[begin SOURCE DATA]

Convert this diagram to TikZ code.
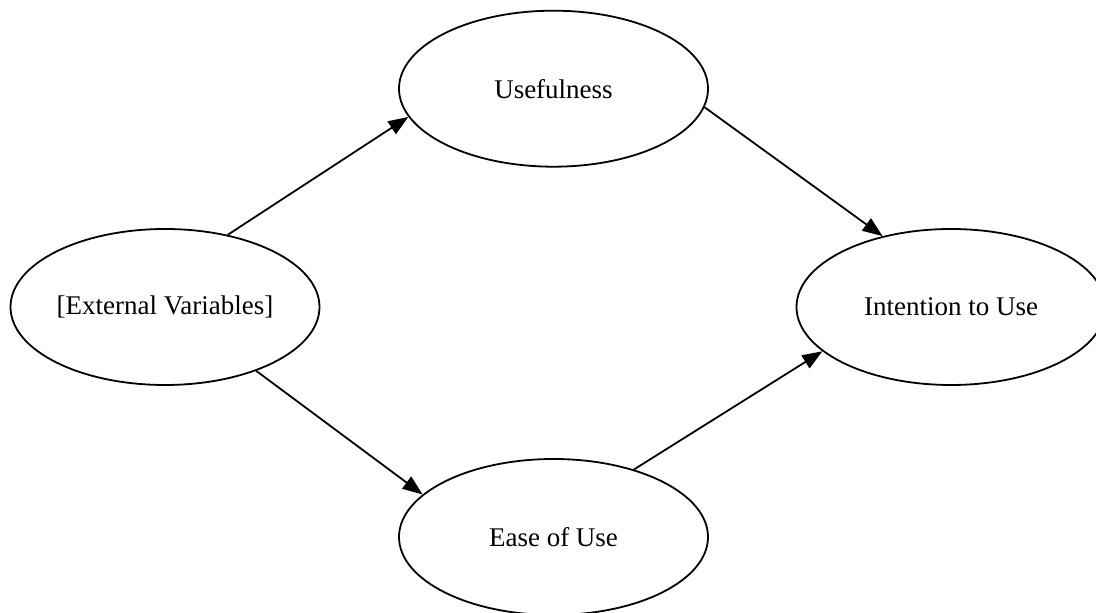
\documentclass[tikz,border=0pt]{standalone}
\usepackage{fontspec}
\setmainfont{Liberation Serif}
\usetikzlibrary{shapes.geometric,arrows.meta}
\newcommand{\ovaltext}[1]{\raisebox{-3pt}{#1}}
\begin{document}
\begin{tikzpicture}[x=1pt,y=1pt,
  oval/.style={draw=black, line width=1.8pt, ellipse, minimum width=309pt, minimum height=156pt, inner sep=0pt, font=\fontsize{27}{30}\selectfont},
  link/.style={draw=black, line width=1.8pt, -{Triangle[length=20pt,width=15pt]}}]
\useasboundingbox (0,0) rectangle (1096,613);
\node[oval] (U) at (553.5,524.3) {\ovaltext{Usefulness}};
\node[oval] (E) at (165,306) {\ovaltext{[External Variables]}};
\node[oval] (I) at (951,306) {\ovaltext{Intention to Use}};
\node[oval] (A) at (553.5,76) {\ovaltext{Ease of Use}};
\draw[link] (E.49.7) -- (U.191.9);
\draw[link] (U.-7.9) -- (I.134.6);
\draw[link] (E.-35.2) -- (A.162.6);
\draw[link] (A.40) -- (I.199.5);
\end{tikzpicture}
\end{document}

[end SOURCE DATA]

▶ EXERCISE DIRECTIONS
Please set down each line of the data above exactly as written, without the pictures.

▶ THE SOLUTION
Convert this diagram to TikZ code.
\documentclass[tikz,border=0pt]{standalone}
\usepackage{fontspec}
\setmainfont{Liberation Serif}
\usetikzlibrary{shapes.geometric,arrows.meta}
\newcommand{\ovaltext}[1]{\raisebox{-3pt}{#1}}
\begin{document}
\begin{tikzpicture}[x=1pt,y=1pt,
  oval/.style={draw=black, line width=1.8pt, ellipse, minimum width=309pt, minimum height=156pt, inner sep=0pt, font=\fontsize{27}{30}\selectfont},
  link/.style={draw=black, line width=1.8pt, -{Triangle[length=20pt,width=15pt]}}]
\useasboundingbox (0,0) rectangle (1096,613);
\node[oval] (U) at (553.5,524.3) {\ovaltext{Usefulness}};
\node[oval] (E) at (165,306) {\ovaltext{[External Variables]}};
\node[oval] (I) at (951,306) {\ovaltext{Intention to Use}};
\node[oval] (A) at (553.5,76) {\ovaltext{Ease of Use}};
\draw[link] (E.49.7) -- (U.191.9);
\draw[link] (U.-7.9) -- (I.134.6);
\draw[link] (E.-35.2) -- (A.162.6);
\draw[link] (A.40) -- (I.199.5);
\end{tikzpicture}
\end{document}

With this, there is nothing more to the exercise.